What to produce. Omitting the pictures, copy exactly each line from the one containing "Emit a web page" up to and including the one containing "const noteLines = ['y".

Rows from a dataset of charts and code:
* BEGIN *
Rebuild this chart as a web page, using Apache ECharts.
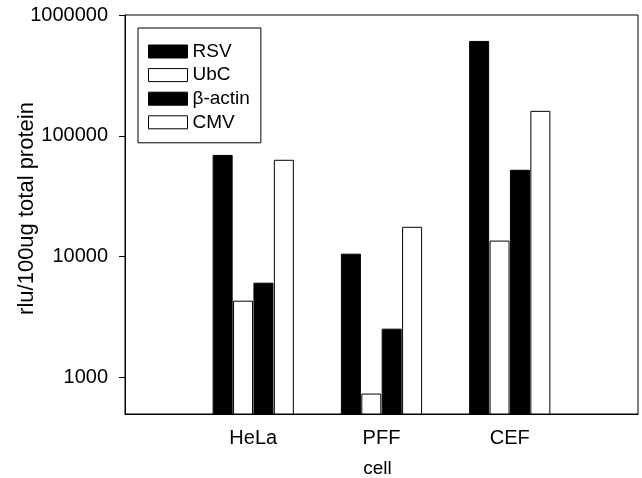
<!DOCTYPE html>
<html><head><meta charset="utf-8">
<script src="https://cdn.jsdelivr.net/npm/echarts@6/dist/echarts.min.js"></script>
<style>html,body{margin:0;padding:0;background:#fff}#c{width:642px;height:478px}</style>
</head><body><div id="c"></div>
<script>
const categories = ['', 'HeLa', 'PFF', 'CEF', ''];
const seriesNames = ['RSV', 'UbC', 'β-actin', 'CMV'];
const rsv = [null, 69600, 10600, 610000, null];
const ubc = [null, 4330, 738, 13600, null];
const bactin = [null, 6100, 2540, 52400, null];
const cmv = [null, 63400, 17700, 161000, null];
const yTicks = [1000, 10000, 100000, 1000000];

const font = 'Liberation Sans, Arial, sans-serif';
const fills = ['#000', '#fff', '#000', '#fff'];
const values = [rsv, ubc, bactin, cmv];

const chart = echarts.init(document.getElementById('c'));
chart.setOption({
  animation: false,
  backgroundColor: '#fff',
  textStyle: { fontFamily: font, color: '#000' },
  grid: { left: 125, right: 4, top: 15, bottom: 64, containLabel: false, outerBoundsMode: 'none',
          show: true, borderColor: '#000', borderWidth: 1, backgroundColor: 'transparent' },
  legend: {
    orient: 'vertical', left: 138, top: 28,
    data: seriesNames,
    icon: 'rect',
    itemWidth: 39, itemHeight: 13, itemGap: 4.6,
    padding: [14, 11, 11, 10],
    borderColor: '#000', borderWidth: 1, backgroundColor: '#fff', borderRadius: 0,
    textStyle: { fontFamily: font, fontSize: 19, color: '#000' },
    itemStyle: { borderColor: '#000', borderWidth: 1 }
  },
  xAxis: {
    type: 'category', data: categories, boundaryGap: false,
    axisLine: { lineStyle: { color: '#000', width: 1 } },
    axisTick: { show: false },
    axisLabel: { fontSize: 20, color: '#000', margin: 14, fontFamily: font },
    name: 'cell', nameLocation: 'middle', nameGap: 45, nameMoveOverlap: false,
    nameTextStyle: { fontSize: 19, color: '#000', fontFamily: font, padding: [0, 8, 0, 0] },
    splitLine: { show: false }
  },
  yAxis: {
    type: 'log', logBase: 10, min: 500, max: 1000000,
    axisLine: { show: true, lineStyle: { color: '#000', width: 1 } },
    axisTick: { show: true, length: 6, lineStyle: { color: '#000' } },
    axisLabel: {
      fontSize: 20, color: '#000', margin: 17, fontFamily: font, showMinLabel: false,
      formatter: v => (yTicks.indexOf(Math.round(v)) >= 0 ? String(Math.round(v)) : '')
    },
    splitLine: { show: false },
    name: 'rlu/100ug total protein', nameLocation: 'middle', nameGap: 87, nameMoveOverlap: false,
    nameTextStyle: { fontSize: 22, color: '#000', fontFamily: font, padding: [0, 0, 0, 12] }
  },
  series: seriesNames.map((n, i) => ({
    name: n, type: 'bar', data: values[i], barWidth: 20, barGap: '2%',
    itemStyle: { color: fills[i], borderColor: '#000', borderWidth: 1 }
  }))
});
</script></body></html>
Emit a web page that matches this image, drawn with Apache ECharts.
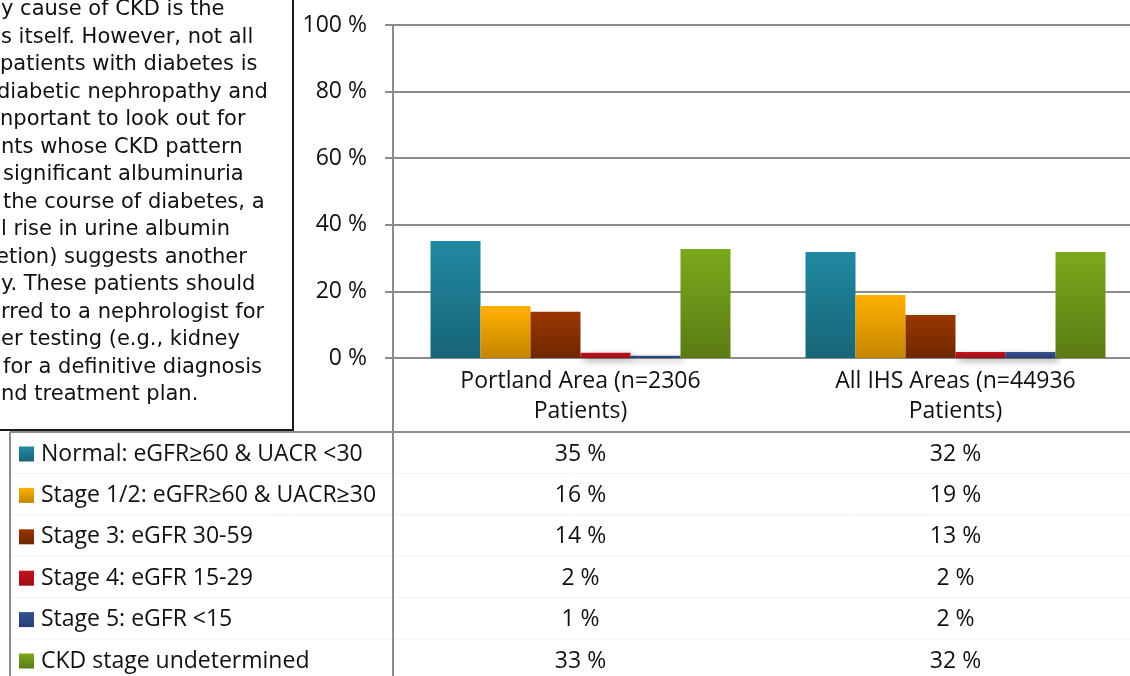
<!DOCTYPE html>
<html><head><meta charset="utf-8">
<script src="https://cdn.jsdelivr.net/npm/echarts@6/dist/echarts.min.js"></script>
<style>html,body{margin:0;padding:0;background:#fff;overflow:hidden}#c{width:1130px;height:676px}</style>
</head><body><div id="c"></div>
<script>
// ---- data ----
const categories = ['Portland Area (n=2306\nPatients)', 'All IHS Areas (n=44936\nPatients)'];
const seriesNames = ['Normal: eGFR≥60 & UACR <30', 'Stage 1/2: eGFR≥60 & UACR≥30', 'Stage 3: eGFR 30-59', 'Stage 4: eGFR 15-29', 'Stage 5: eGFR <15', 'CKD stage undetermined'];
const normal = [35.1, 31.8];
const stage12 = [15.6, 18.9];
const stage3 = [13.9, 12.9];
const stage4 = [1.6, 1.8];
const stage5 = [0.7, 1.8];
const undetermined = [32.7, 31.8];
const yTickLabels = ['0 %', '20 %', '40 %', '60 %', '80 %', '100 %'];
const noteLines = ['y cause of CKD is the', 's itself. However, not all', 'patients with diabetes is', 'diabetic nephropathy and', 'nportant to look out for', 'nts whose CKD pattern', 'significant albuminuria', 'the course of diabetes, a', 'l rise in urine albumin', 'etion) suggests another', 'y. These patients should', 'rred to a nephrologist for', 'er testing (e.g., kidney', 'for a definitive diagnosis', 'nd treatment plan.'];

// ---- styling ----
const seriesData = [normal, stage12, stage3, stage4, stage5, undetermined];
const colorStops = [['#2189A2', '#176576'], ['#FFB000', '#C48600'], ['#9A3700', '#702600'], ['#C4121C', '#9E0E16'], ['#33518F', '#283F72'], ['#7BA91B', '#5A7B15']];
const noteIndent = [1, 1, 0, -3, 0, 1, 3, 3, 1, -4, 1, 1, 1, 3, 1];
const FONT = 'Open Sans';
const FS = 23;
const grad = (c) => new echarts.graphic.LinearGradient(0, 0, 0, 1, [{offset: 0, color: c[0]}, {offset: 1, color: c[1]}]);

const chart = echarts.init(document.getElementById('c'), null, {renderer: 'canvas'});
const option = {
  animation: false,
  backgroundColor: '#fff',
  grid: {left: 393, top: 25, width: 750, height: 333, containLabel: false, outerBoundsMode: 'none'},
  xAxis: {
    type: 'category', data: categories,
    axisLine: {show: true, lineStyle: {color: '#8c8c8c', width: 2}},
    axisTick: {show: false},
    axisLabel: {fontFamily: FONT, fontSize: FS, color: '#111', lineHeight: 30, margin: 8, interval: 0}
  },
  yAxis: {
    type: 'value', min: 0, max: 100, interval: 20,
    axisLine: {show: true, lineStyle: {color: '#8c8c8c', width: 2}},
    axisTick: {show: true, length: 8, lineStyle: {color: '#8c8c8c', width: 2}},
    splitLine: {show: true, lineStyle: {color: '#8c8c8c', width: 2}},
    axisLabel: {fontFamily: FONT, fontSize: FS, color: '#111', margin: 26,
      formatter: (v) => yTickLabels[Math.round(v / 20)]}
  },
  series: seriesData.map((d, i) => ({
    name: seriesNames[i], type: 'bar', data: d,
    barGap: '0%', barCategoryGap: '20%',
    itemStyle: {color: grad(colorStops[i]), shadowBlur: 7, shadowColor: 'rgba(0,0,0,0.35)', shadowOffsetX: 3, shadowOffsetY: 3}
  }))
};
chart.setOption(option);

// ---- annotation box, data table ----
const colX = categories.map((c, i) => chart.convertToPixel({xAxisIndex: 0}, i));
const axisX = colX[0] - (colX[1] - colX[0]) / 2;
const zeroY = chart.convertToPixel({yAxisIndex: 0}, 0);
const g = [];
// note text box
g.push({type: 'rect', shape: {x: -20, y: -20, width: 313, height: 450}, style: {fill: '#fff', stroke: '#1a1a1a', lineWidth: 2}, z: 1});
noteLines.forEach((t, i) => g.push({type: 'text', x: noteIndent[i], y: 10 + i * 27.5, style: {text: t, fontFamily: 'DejaVu Sans', fontSize: 21, fill: '#111', verticalAlign: 'middle', align: 'left'}, z: 2}));
// table lines
const tableTop = 432, rowH = 41.4;
g.push({type: 'line', shape: {x1: 10, y1: tableTop, x2: 1130, y2: tableTop}, style: {stroke: '#8c8c8c', lineWidth: 2}, z: 1});
g.push({type: 'line', shape: {x1: 10, y1: tableTop, x2: 10, y2: 676}, style: {stroke: '#8c8c8c', lineWidth: 2}, z: 1});
g.push({type: 'line', shape: {x1: axisX, y1: zeroY, x2: axisX, y2: 676}, style: {stroke: '#8c8c8c', lineWidth: 2}, z: 1});
for (let r = 1; r < 6; r++) {
  g.push({type: 'line', shape: {x1: 11, y1: tableTop + r * rowH, x2: 1130, y2: tableTop + r * rowH}, style: {stroke: '#f2f2f2', lineWidth: 1}, z: 0});
}
seriesNames.forEach((name, r) => {
  const cy = tableTop + 22 + r * rowH;
  g.push({type: 'rect', shape: {x: 19, y: cy - 7.5, width: 15, height: 15}, style: {fill: grad(colorStops[r])}, z: 2});
  g.push({type: 'text', x: 41, y: cy, style: {text: name, fontFamily: FONT, fontSize: FS, fill: '#111', verticalAlign: 'middle', align: 'left'}, z: 2});
  seriesData[r].forEach((v, c) => {
    g.push({type: 'text', x: colX[c], y: cy, style: {text: Math.round(v) + ' %', fontFamily: FONT, fontSize: FS, fill: '#111', verticalAlign: 'middle', align: 'center'}, z: 2});
  });
});
chart.setOption({graphic: g});
</script></body></html>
* END *
Exercise output.
Emit a web page that matches this image, drawn with Apache ECharts.
<!DOCTYPE html>
<html><head><meta charset="utf-8">
<script src="https://cdn.jsdelivr.net/npm/echarts@6/dist/echarts.min.js"></script>
<style>html,body{margin:0;padding:0;background:#fff;overflow:hidden}#c{width:1130px;height:676px}</style>
</head><body><div id="c"></div>
<script>
// ---- data ----
const categories = ['Portland Area (n=2306\nPatients)', 'All IHS Areas (n=44936\nPatients)'];
const seriesNames = ['Normal: eGFR≥60 & UACR <30', 'Stage 1/2: eGFR≥60 & UACR≥30', 'Stage 3: eGFR 30-59', 'Stage 4: eGFR 15-29', 'Stage 5: eGFR <15', 'CKD stage undetermined'];
const normal = [35.1, 31.8];
const stage12 = [15.6, 18.9];
const stage3 = [13.9, 12.9];
const stage4 = [1.6, 1.8];
const stage5 = [0.7, 1.8];
const undetermined = [32.7, 31.8];
const yTickLabels = ['0 %', '20 %', '40 %', '60 %', '80 %', '100 %'];
const noteLines = ['y cause of CKD is the', 's itself. However, not all', 'patients with diabetes is', 'diabetic nephropathy and', 'nportant to look out for', 'nts whose CKD pattern', 'significant albuminuria', 'the course of diabetes, a', 'l rise in urine albumin', 'etion) suggests another', 'y. These patients should', 'rred to a nephrologist for', 'er testing (e.g., kidney', 'for a definitive diagnosis', 'nd treatment plan.'];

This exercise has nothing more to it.